"Une vie arrêtée": un adolescent tombé dans le trafic de drogues raconte son calvaire

Devant la cour d’assises à Aix-en-Provence, un adolescent, tombé dans le trafic de drogue, livre le récit d'un calvaire et "d'une vie qui s'est arrêtée" (Franck Fife)
Devant la cour d’assises à Aix-en-Provence, un adolescent, tombé dans le trafic de drogue, livre le récit d'un calvaire et "d'une vie qui s'est arrêtée" (Franck Fife)

Torturé, brûlé avec des cigarettes et un chalumeau, un adolescent tombé dans l'enfer du trafic de drogue à Marseille est apparu tétanisé devant la cour d’assises, à Aix-en-Provence, à laquelle il a livré lundi le récit d'un calvaire et "d'une vie qui s'est arrêtée".

"J’essaie de plus trop y penser mais j’y arrive pas trop", a lâché Mathieu (prénom modifié pour préserver celui qui était seulement âgé de 16 ans au moment des faits).

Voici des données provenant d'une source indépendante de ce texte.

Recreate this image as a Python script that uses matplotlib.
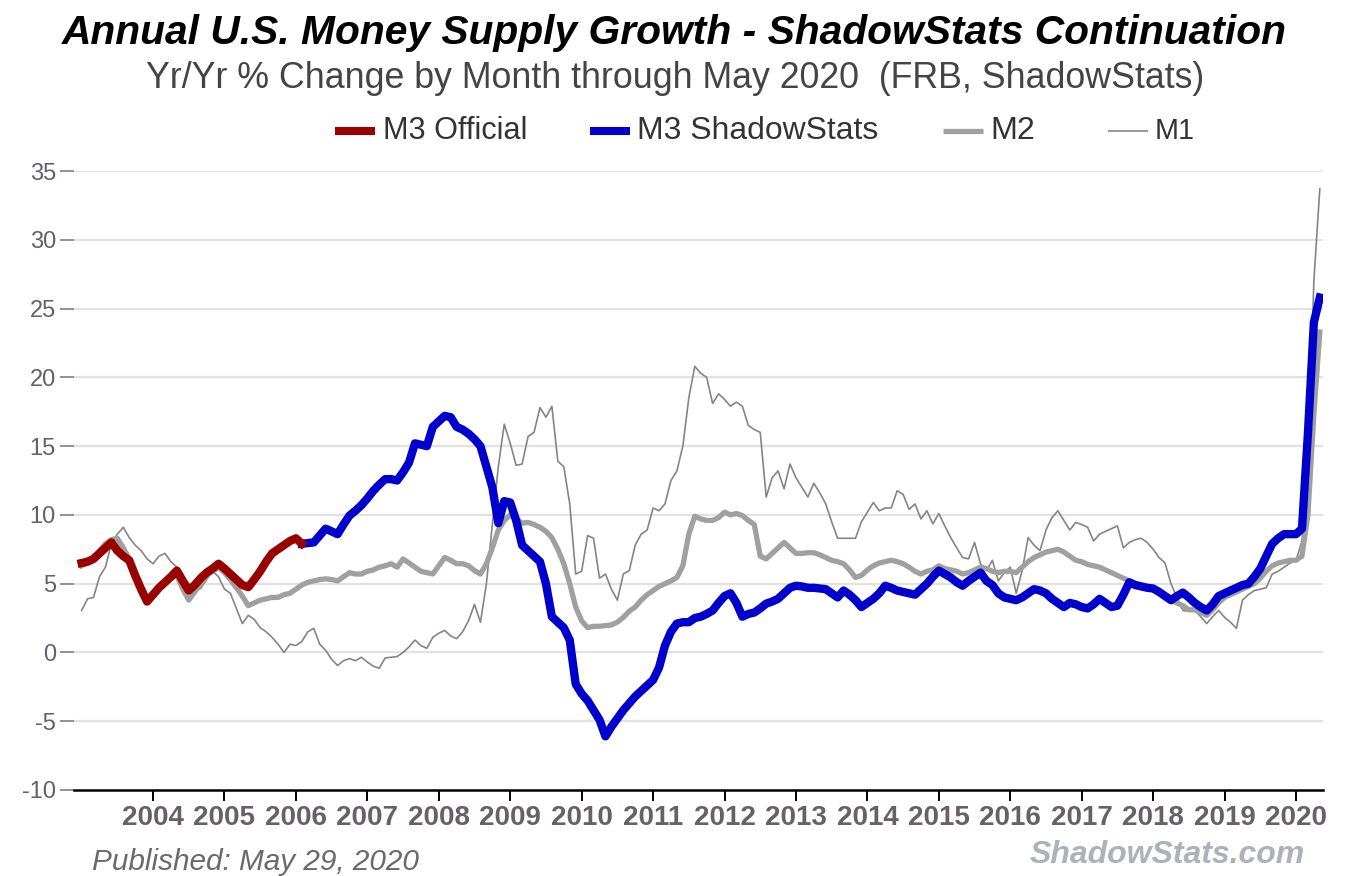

En août 2019, des acteurs du réseau de revente de stupéfiants de la cité Félix-Pyat à Marseille lui avaient infligé des sévices au seul motif que l’adolescent était venu vendre en "freelance", sans autorisation, quelques grammes de cocaïne et de cannabis qu’il avait dissimulés lors d’une interpellation quelques jours plus tôt sur un autre point de vente.

Le jeune garçon, qui a passé sa vie en foyers et en familles d’accueil, a confié avoir "un peu" peur, ne serait-ce que de regarder les quatre accusés jugés pour enlèvement et séquestration accompagnée de tortures et d’actes de barbarie.

Dans une veste bleue de survêtement, sa longue silhouette animée de gestes incontrôlés, Mathieu avait fait deux apparitions dans la salle d’audience depuis l’ouverture du procès mais sans pouvoir y rester. "J’y arrive pas, j’étais bloqué", a-t-il confié à la présidente Nourith Reliquet, "navrée de [lui] faire revivre tout cela".

Dans son récit fait de très courtes phrases, Mathieu fait le distinguo entre "les coups, normaux" donnés par un groupe d’une quinzaine d’agresseurs avec leurs poings et une barre de fer et les tortures subies dans la nuit du 12 au 13 août 2019.

Fouillé, questionné sous le regard d’une dizaine de spectateurs, soupçonné de travailler pour un réseau adverse, l’adolescent a réitéré devant la cour les reconnaissances de certains de ses agresseurs faites durant l’instruction.

"Pourquoi êtes-vous formel?", lui demande la présidente. "Je les ai vus assez longtemps", rétorque-t-il, détaillant le rôle des accusés, ceux des "coups normaux". L’un d’eux qui a reconnu quelques coups s’excusera à la fin de la déposition de la victime.

Parmi ces quatre hommes âgés de 22 ans à 30 ans, l’un d’eux est pointé par Mathieu comme l'un des deux tortionnaires qui l’ont brûlé au chalumeau alors qu’il avait les yeux bandés et qu’un torchon lui avait été fourré dans la bouche pour étouffer ses cris.

Interrogé par son avocat Me Xavier Torré sur les conséquences de son calvaire, Mathieu a décrit "une vie qui s’est arrêtée". "Je fais rien de spécial, je sors peu, je réagis bizarrement, je fais des trucs pas sensés". Le verdict est attendu vendredi.